▶ Data entries
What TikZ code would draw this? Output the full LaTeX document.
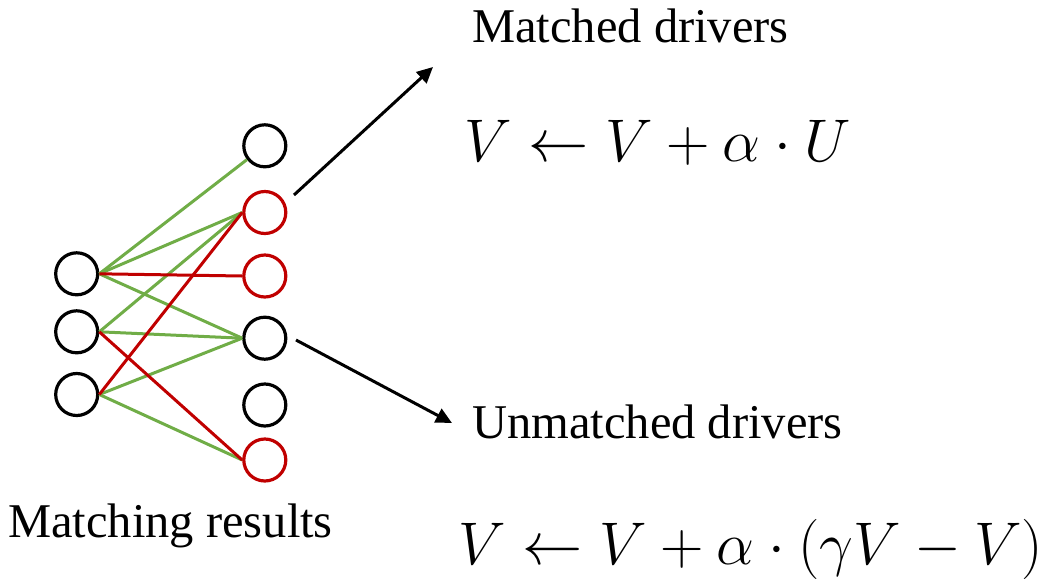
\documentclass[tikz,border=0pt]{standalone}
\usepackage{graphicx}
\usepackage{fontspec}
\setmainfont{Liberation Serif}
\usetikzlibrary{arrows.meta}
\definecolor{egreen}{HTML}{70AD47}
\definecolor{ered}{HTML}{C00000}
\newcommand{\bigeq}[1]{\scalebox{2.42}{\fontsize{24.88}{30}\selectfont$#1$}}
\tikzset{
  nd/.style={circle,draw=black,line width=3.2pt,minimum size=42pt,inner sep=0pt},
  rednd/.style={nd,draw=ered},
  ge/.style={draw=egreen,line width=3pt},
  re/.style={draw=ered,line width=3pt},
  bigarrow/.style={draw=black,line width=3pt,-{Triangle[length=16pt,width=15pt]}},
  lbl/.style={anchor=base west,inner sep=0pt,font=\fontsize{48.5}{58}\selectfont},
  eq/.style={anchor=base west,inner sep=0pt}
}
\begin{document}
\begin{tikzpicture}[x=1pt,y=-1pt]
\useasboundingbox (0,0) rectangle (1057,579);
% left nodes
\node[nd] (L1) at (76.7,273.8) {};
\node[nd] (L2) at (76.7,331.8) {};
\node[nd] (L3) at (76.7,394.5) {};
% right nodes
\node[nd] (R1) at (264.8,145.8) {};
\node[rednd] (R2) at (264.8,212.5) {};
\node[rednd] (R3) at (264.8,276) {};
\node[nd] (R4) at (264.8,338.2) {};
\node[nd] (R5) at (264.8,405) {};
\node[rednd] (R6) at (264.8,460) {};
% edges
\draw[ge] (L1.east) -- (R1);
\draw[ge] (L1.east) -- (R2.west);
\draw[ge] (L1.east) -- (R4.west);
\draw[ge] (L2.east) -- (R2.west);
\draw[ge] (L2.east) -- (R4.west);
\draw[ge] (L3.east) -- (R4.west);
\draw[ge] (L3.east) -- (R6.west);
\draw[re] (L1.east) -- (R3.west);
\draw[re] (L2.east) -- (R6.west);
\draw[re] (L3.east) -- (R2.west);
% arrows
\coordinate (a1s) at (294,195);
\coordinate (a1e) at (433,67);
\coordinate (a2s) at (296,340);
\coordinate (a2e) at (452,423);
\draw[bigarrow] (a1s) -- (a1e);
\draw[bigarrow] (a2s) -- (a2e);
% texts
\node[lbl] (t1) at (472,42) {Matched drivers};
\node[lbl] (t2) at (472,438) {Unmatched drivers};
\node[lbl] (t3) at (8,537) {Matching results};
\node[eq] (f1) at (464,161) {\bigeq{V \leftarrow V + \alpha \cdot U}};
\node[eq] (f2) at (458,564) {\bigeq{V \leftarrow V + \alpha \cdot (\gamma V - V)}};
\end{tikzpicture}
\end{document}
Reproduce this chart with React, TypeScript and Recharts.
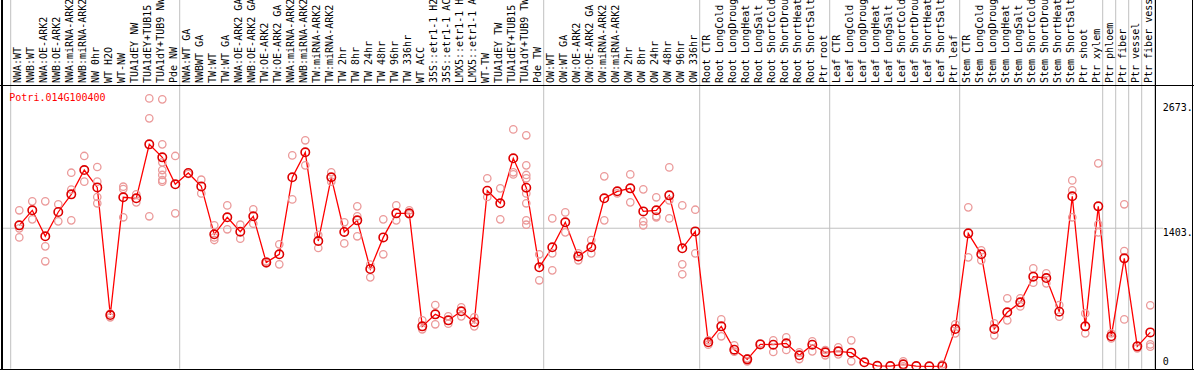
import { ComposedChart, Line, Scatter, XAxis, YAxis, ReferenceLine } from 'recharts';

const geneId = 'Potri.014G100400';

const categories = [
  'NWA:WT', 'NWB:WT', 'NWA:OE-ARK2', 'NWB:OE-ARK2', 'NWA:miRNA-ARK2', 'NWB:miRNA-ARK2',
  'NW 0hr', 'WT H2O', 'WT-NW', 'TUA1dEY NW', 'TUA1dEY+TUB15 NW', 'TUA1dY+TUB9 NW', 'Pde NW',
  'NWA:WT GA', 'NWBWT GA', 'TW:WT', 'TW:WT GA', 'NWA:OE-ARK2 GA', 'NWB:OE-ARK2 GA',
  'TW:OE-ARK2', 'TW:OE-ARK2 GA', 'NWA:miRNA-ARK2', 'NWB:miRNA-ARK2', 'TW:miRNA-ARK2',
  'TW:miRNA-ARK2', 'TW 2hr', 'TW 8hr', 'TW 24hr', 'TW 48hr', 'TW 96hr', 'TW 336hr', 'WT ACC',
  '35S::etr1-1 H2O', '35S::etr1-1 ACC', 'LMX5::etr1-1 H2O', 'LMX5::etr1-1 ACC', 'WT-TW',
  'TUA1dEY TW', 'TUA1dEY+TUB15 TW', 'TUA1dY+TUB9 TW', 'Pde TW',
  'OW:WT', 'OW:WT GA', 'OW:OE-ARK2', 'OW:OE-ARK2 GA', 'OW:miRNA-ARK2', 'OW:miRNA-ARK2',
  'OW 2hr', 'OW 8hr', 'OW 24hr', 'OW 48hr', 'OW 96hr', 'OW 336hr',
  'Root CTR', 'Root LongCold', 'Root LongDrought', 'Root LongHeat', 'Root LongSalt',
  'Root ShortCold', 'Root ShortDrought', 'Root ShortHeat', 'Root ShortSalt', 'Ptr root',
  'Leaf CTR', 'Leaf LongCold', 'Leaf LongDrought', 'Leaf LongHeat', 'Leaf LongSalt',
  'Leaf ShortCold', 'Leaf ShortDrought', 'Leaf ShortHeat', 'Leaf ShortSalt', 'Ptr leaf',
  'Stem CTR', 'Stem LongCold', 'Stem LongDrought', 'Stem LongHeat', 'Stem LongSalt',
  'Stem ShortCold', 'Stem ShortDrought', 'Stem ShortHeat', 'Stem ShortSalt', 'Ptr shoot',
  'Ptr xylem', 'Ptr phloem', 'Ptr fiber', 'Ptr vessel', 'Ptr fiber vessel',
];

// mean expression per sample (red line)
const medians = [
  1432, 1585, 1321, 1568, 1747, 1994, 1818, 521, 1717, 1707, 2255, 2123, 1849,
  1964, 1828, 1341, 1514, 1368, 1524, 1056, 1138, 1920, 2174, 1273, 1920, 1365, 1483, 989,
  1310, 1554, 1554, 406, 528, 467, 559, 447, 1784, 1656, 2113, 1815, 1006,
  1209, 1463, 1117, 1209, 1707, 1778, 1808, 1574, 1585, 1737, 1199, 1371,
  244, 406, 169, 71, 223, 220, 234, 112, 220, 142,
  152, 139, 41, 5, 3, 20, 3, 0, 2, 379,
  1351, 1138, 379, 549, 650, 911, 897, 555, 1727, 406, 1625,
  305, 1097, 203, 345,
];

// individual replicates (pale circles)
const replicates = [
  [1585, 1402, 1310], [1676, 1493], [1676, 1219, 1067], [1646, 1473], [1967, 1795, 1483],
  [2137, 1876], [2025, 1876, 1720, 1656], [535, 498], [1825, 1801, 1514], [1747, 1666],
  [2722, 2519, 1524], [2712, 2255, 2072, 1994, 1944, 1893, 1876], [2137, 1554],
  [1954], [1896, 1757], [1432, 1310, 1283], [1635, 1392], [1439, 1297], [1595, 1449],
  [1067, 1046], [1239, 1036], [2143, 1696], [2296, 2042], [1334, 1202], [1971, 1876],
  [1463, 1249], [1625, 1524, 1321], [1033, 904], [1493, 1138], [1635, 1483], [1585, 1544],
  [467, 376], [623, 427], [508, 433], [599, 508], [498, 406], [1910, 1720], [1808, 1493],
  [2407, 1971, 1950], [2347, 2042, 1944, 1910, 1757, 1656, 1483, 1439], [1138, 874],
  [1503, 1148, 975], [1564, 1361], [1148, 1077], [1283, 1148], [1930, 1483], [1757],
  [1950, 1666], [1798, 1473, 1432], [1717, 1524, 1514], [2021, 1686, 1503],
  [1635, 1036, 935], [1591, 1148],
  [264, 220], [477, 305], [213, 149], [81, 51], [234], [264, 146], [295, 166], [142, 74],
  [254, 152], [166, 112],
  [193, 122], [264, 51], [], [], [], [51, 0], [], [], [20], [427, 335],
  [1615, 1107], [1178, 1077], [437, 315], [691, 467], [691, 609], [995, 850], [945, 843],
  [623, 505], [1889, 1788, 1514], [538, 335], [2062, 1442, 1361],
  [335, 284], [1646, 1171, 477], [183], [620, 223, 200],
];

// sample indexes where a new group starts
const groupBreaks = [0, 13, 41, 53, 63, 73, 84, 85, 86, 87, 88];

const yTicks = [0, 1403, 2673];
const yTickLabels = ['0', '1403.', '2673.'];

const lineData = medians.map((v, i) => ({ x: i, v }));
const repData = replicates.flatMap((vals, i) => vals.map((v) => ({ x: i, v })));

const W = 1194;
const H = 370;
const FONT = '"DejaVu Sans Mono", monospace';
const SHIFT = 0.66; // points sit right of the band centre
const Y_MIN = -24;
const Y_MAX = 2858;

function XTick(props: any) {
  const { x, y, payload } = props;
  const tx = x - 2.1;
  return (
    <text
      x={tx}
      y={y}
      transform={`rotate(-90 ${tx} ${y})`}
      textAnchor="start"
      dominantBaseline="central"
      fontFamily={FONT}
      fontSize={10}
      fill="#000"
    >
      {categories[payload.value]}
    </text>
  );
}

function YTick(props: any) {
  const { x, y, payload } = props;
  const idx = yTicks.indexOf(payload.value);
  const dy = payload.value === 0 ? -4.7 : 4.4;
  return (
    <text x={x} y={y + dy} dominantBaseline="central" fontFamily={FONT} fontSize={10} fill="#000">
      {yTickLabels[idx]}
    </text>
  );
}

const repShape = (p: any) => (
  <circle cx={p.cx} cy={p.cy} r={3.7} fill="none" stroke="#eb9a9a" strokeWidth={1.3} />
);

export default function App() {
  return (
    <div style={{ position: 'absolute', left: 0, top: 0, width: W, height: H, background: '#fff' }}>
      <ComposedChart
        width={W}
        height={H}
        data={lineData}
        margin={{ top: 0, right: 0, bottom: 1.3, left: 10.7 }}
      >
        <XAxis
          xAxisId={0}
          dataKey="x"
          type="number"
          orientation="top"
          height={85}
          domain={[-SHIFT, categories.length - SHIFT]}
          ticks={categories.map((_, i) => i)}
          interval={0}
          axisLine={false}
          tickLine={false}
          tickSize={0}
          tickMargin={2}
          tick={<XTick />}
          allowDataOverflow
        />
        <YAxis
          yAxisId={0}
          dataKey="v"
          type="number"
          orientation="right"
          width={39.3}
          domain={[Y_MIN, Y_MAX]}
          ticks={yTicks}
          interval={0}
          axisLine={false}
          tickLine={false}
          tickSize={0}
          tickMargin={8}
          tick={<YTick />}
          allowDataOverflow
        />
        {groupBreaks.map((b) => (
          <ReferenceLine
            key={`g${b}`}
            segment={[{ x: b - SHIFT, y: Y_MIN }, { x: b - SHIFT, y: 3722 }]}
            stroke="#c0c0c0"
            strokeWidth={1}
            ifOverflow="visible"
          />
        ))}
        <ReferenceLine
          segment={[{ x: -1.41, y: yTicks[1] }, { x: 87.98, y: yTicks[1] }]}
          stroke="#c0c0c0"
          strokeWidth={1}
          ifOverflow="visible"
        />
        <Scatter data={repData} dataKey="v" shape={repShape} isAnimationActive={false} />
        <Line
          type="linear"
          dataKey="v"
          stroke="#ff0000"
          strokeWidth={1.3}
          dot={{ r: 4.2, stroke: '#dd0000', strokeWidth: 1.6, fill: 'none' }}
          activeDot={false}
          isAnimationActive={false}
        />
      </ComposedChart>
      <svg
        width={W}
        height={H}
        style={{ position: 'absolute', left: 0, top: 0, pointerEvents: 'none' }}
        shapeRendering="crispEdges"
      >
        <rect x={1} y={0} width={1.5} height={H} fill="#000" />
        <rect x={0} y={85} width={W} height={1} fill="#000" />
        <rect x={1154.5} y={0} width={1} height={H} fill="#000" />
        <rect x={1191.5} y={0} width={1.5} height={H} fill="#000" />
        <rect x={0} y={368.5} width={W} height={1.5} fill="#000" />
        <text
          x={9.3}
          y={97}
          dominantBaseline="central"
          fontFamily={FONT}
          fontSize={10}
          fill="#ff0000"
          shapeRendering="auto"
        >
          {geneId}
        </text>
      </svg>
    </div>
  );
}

▶ What is needed
Reproduce exactly the run of lines beginning with the one that contains "Reproduce this chart" and ending with the one that contains "const geneId = 'Potri.014G100400';". Do not include pictures.

▶ Answer to this exercise
Reproduce this chart with React, TypeScript and Recharts.
import { ComposedChart, Line, Scatter, XAxis, YAxis, ReferenceLine } from 'recharts';

const geneId = 'Potri.014G100400';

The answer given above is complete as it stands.